Originally published in The Huffington Post

Even in the midst of our economic disaster that’s hitting all but the wealthiest Americans, a transformation is continuing within people’s orientation to work. I call it the rise of the 4.0 career. ??This growing shift concerns how men and women think about and pursue their careers. It also defines the features of organizations that they want to work for and commit to. This shift that I describe below transcends its most visible form: Generation X’s and, especially, Generation Y’s attitudes and behavior in the workplace. Those are part of a broader shift whose origins are within men and women at the younger end of the baby boomer spectrum.

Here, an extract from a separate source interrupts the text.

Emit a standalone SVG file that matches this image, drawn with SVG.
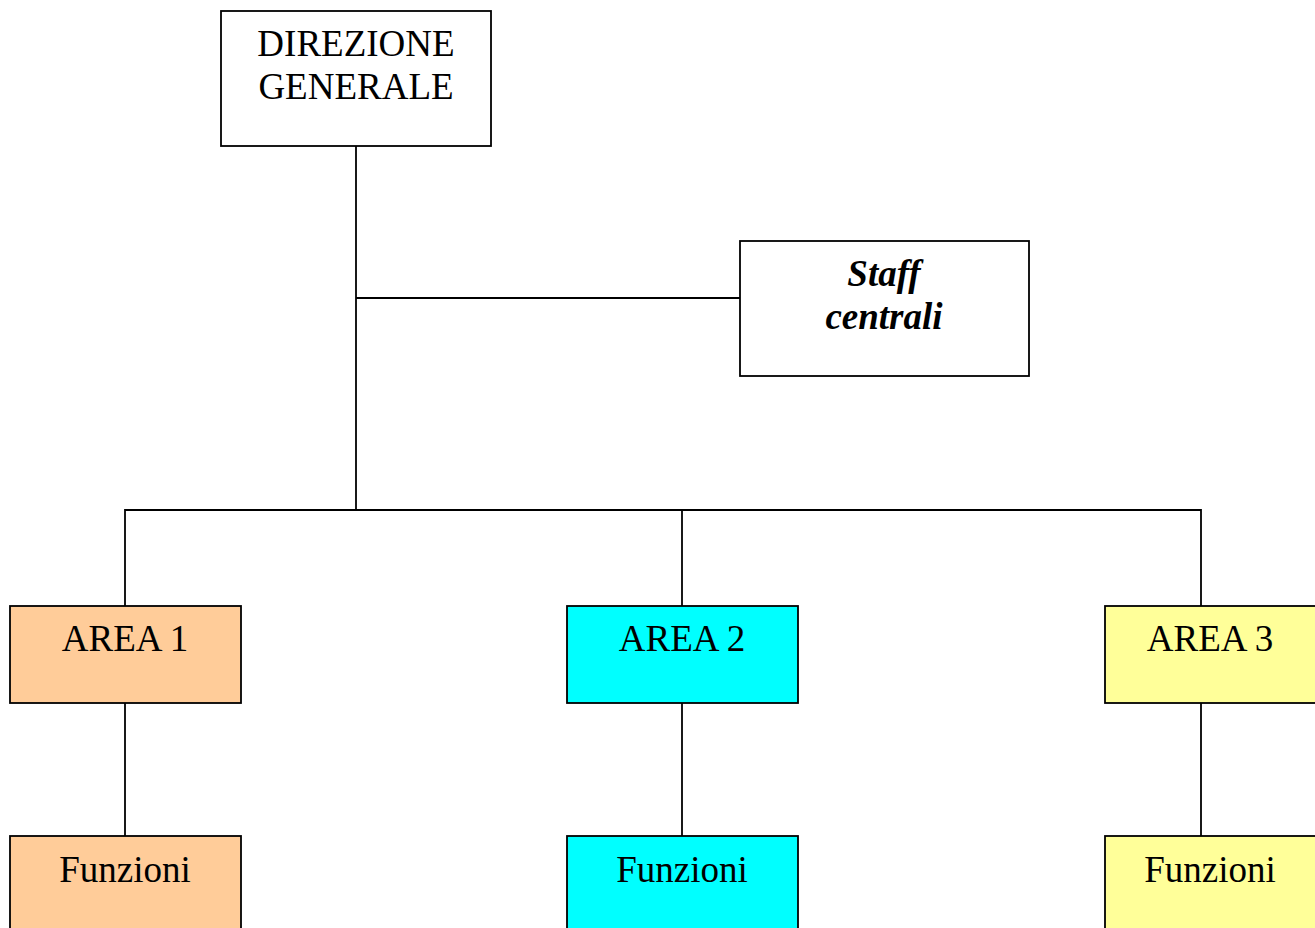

I first encountered this while interviewing yuppies (remember them?) in the 1980s for my book Modern Madness, about the emotional downside of career success. I often found that people would want to talk about a gnawing feeling of wanting something more “meaningful” from their work. They didn’t have quite the right language back then to express what that would look like other than feeling a gap between their personal values and the trade-offs they had to make to keep moving up in their careers and companies. The positive ideals of the 60s seemed to have trickled down into their yearnings, where they remained a kind of irritant.

Flashing forward 25 years, those people are now today’s midlife baby boomers. Their earlier irritation has bloomed into consciously expressed attitudes and behavior that have filtered down into the younger generations, where they’ve continued to evolve. Today, they’re reshaping how people think about and pursue their careers within today’s era of interconnection, constant networking and unpredictable change.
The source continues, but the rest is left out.